Tuesday, January 19, 2016

Centre of attention

There are a few truisms about parenting:

- There will always be food around your house, particular in hard to reach corners of the floor.
- Despite saying "that's why we can't have nice things" you will continue to buy them and hope they won't have Sharpie graffiti on them.
- You are always proud of your child.

I don't know why we are proud of our children. It's not like they have done anything we haven't. My daughters can't outdo us in math for 3 years at least.

Perhaps it's a hope that they are partly us but without all the issues. To that I say "just wait".

Occasionally your child will be the centre of attention. Sometimes it involves states of undress in public assembly, or them quoting you verbatim on sensitive issues, or they decide to hold you hostage through public shaming via a temper tantrum.

Those are not good times.

The other times, times where they are cute or showing off their development that is weeks ahead of average children their age, it is kind of nice.

I'm not sure which one it was the other week.

We were at my cousin's wedding. The food was eaten, the speeches told, and the dancing began. I instructed my children that they were not to touch the wedding cake, presents, or go on the dance floor until everyone was called. I may or may not have made comments about the well being of favourite toys if they failed to do so, but memory is a funny thing.

They were good and waited until we could all collectively humiliate ourselves by thrashing about in a controlled fashion in an attempt to follow the downbeat of the music.

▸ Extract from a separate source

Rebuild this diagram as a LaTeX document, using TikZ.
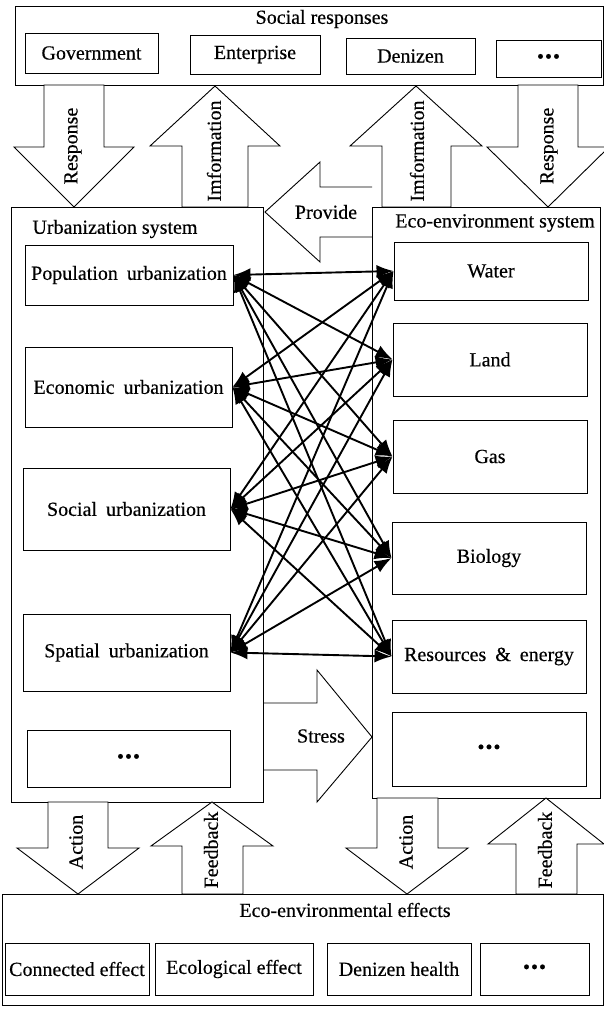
\documentclass[tikz,border=0pt]{standalone}
\usepackage{fontspec}
\setmainfont[FakeBold=0.4]{Liberation Serif}
\usetikzlibrary{arrows.meta}
\begin{document}
\begin{tikzpicture}[x=1pt,y=-1pt,
  box/.style={draw, line width=0.9pt, inner sep=0pt, font=\fontsize{20}{24}\selectfont},
  blk/.style={draw, line width=0.9pt, fill=white, line join=miter},
  lbl/.style={inner sep=0pt, font=\fontsize{20}{24}\selectfont},
  vlbl/.style={inner sep=0pt, rotate=90, font=\fontsize{20}{24}\selectfont},
  link/.style={line width=1.9pt, {Latex[length=17pt,width=13pt]}-{Latex[length=17pt,width=13pt]}}]
\useasboundingbox (0,0) rectangle (604,1009);
\newcommand\dotsym{{\fontsize{20}{22}\selectfont •\hspace{1pt}•\hspace{1pt}•}}

% ---------- top: social responses ----------
\node[box, minimum width=588pt, minimum height=79pt] (social) at (309,45.5) {};
\node[lbl] (socialt) at (322,19) {Social responses};
\node[box, minimum width=133pt, minimum height=40pt] (gov) at (91.5,53) {Government};
\node[box, minimum width=130pt, minimum height=39pt] (ent) at (255,54.5) {Enterprise};
\node[box, minimum width=129pt, minimum height=36pt] (den) at (410.5,56) {Denizen};
\node[box, minimum width=105pt, minimum height=37pt] (sdots) at (548.5,58.5) {\dotsym};

% ---------- block arrows top ----------
\draw[blk] (44,85) -- (104,85) -- (104,147) -- (134,147) -- (74,207) -- (14,147) -- (44,147) -- cycle;
\node[vlbl] (resp1) at (73,146) {Response};
\draw[blk] (182,207) -- (182,146) -- (150,146) -- (215,86) -- (280,146) -- (248,146) -- (248,207) -- cycle;
\node[vlbl] (info1) at (214,151) {Imformation};
\draw[blk] (382,207) -- (382,146) -- (350,146) -- (416,86) -- (482,146) -- (451,146) -- (451,207) -- cycle;
\node[vlbl] (info2) at (417,151) {Imformation};
\draw[blk] (518,85) -- (578,85) -- (578,147) -- (609,147) -- (548,207) -- (487,147) -- (518,147) -- cycle;
\node[vlbl] (resp2) at (549,146) {Response};

% ---------- Provide and Stress ----------
\draw[blk] (372,187) -- (320,187) -- (320,162) -- (265,212) -- (320,262) -- (320,237) -- (372,237);
\node[lbl] (provide) at (326,212) {Provide};
\draw[blk] (263,703) -- (317,703) -- (317,670) -- (372,737) -- (317,802) -- (317,770) -- (263,770);
\node[lbl] (stress) at (321,736) {Stress};

% ---------- urbanization system ----------
\node[box, minimum width=252pt, minimum height=595pt] (urb) at (137,504.5) {};
\node[lbl] (urbt) at (115,229) {Urbanization system};
\node[box, minimum width=208pt, minimum height=60pt] (pop) at (129,275) {Population\hspace{4pt} urbanization};
\node[box, minimum width=207pt, minimum height=80pt] (eco) at (128.5,387) {Economic\hspace{4pt} urbanization};
\node[box, minimum width=207pt, minimum height=82pt] (soc) at (126.5,509) {Social\hspace{4pt} urbanization};
\node[box, minimum width=207pt, minimum height=77pt] (spa) at (126.5,652.5) {Spatial\hspace{4pt} urbanization};
\node[box, minimum width=203pt, minimum height=57pt] (udots) at (128.5,758.5) {\dotsym};

% ---------- eco-environment system ----------
\node[box, minimum width=228pt, minimum height=591pt] (env) at (486,502.5) {};
\node[lbl] (envt) at (495,223) {Eco-environment system};
\node[box, minimum width=194pt, minimum height=58pt] (water) at (491,271) {Water};
\node[box, minimum width=194pt, minimum height=73pt] (land) at (490,359.5) {Land};
\node[box, minimum width=194pt, minimum height=73pt] (gas) at (490,456.5) {Gas};
\node[box, minimum width=194pt, minimum height=72pt] (bio) at (489,558) {Biology};
\node[box, minimum width=194pt, minimum height=73pt] (res) at (489,656.5) {Resources\hspace{4pt} \&\hspace{4pt} energy};
\node[box, minimum width=194pt, minimum height=74pt] (edots) at (489,749) {\dotsym};

% ---------- block arrows bottom ----------
\draw[blk] (48,802) -- (108,802) -- (108,848) -- (139,848) -- (78,894) -- (17,848) -- (48,848) -- cycle;
\node[vlbl] (act1) at (76,842) {Action};
\draw[blk] (182,894) -- (182,846) -- (151,846) -- (212,802) -- (273,846) -- (243,846) -- (243,894) -- cycle;
\node[vlbl] (fb1) at (211,850) {Feedback};
\draw[blk] (377,798) -- (438,798) -- (438,848) -- (468,848) -- (407,894) -- (346,848) -- (377,848) -- cycle;
\node[vlbl] (act2) at (406,842) {Action};
\draw[blk] (516,894) -- (516,844) -- (488,844) -- (546,798) -- (604,844) -- (577,844) -- (577,894) -- cycle;
\node[vlbl] (fb2) at (545,850) {Feedback};

% ---------- bottom: effects ----------
\node[box, minimum width=601pt, minimum height=111pt] (effects) at (302.5,949.5) {};
\node[lbl] (effectst) at (345,910) {Eco-environmental effects};
\node[box, minimum width=144pt, minimum height=52pt] (conn) at (77,969) {Connected effect};
\node[box, minimum width=158pt, minimum height=52pt] (ecol) at (234,969) {Ecological effect};
\node[box, minimum width=144pt, minimum height=52pt] (dhealth) at (399,969) {Denizen health};
\node[box, minimum width=109pt, minimum height=52pt] (bdots) at (534.5,969) {\dotsym};

% ---------- interaction links ----------
\foreach \u in {pop,eco,soc,spa}{
  \foreach \e in {water,land,gas,bio,res}{
    \draw[link] (\u.east) -- (\e.west);
  }
}
\end{tikzpicture}
\end{document}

My older daughter didn't even try.

I wanted to have a dance with each of my little girls. A sentimental thing where you dress them up really nice, do their hair, and pray to heaven that someone will photograph you when you're dancing with them and not when you're uttering threats into their little weepy faces.

The older one refused my offers, begging, and pleading for a dance. What a flashback to grades 7 through 12 for me.

Instead she stood by herself, grooving through a repertoire of 12 moves she picked up from Mamma Mia, Hairspray and Elmocize. She was so into the moment she didn't notice other people dancing around her, or even the tempo of the song that was playing. I began to believe she could hear the music about to be played and was keeping time to that.

Her enjoyment of it, and her immersion in the music brought what amounted to a small paparazzi to film and photograph her. Yep, I love the 21st century where everyone is a budding photographer for National Geographic. Myself included. I know at least 6 settings on my $300 camera.

I couldn't tell if I should be proud or ashamed of her, until I realized that the only reason people would film me dancing is to give Johnny Depp someone else to emulate when portraying Captain Jack Sparrow. I think it's time to watch Elmocize again.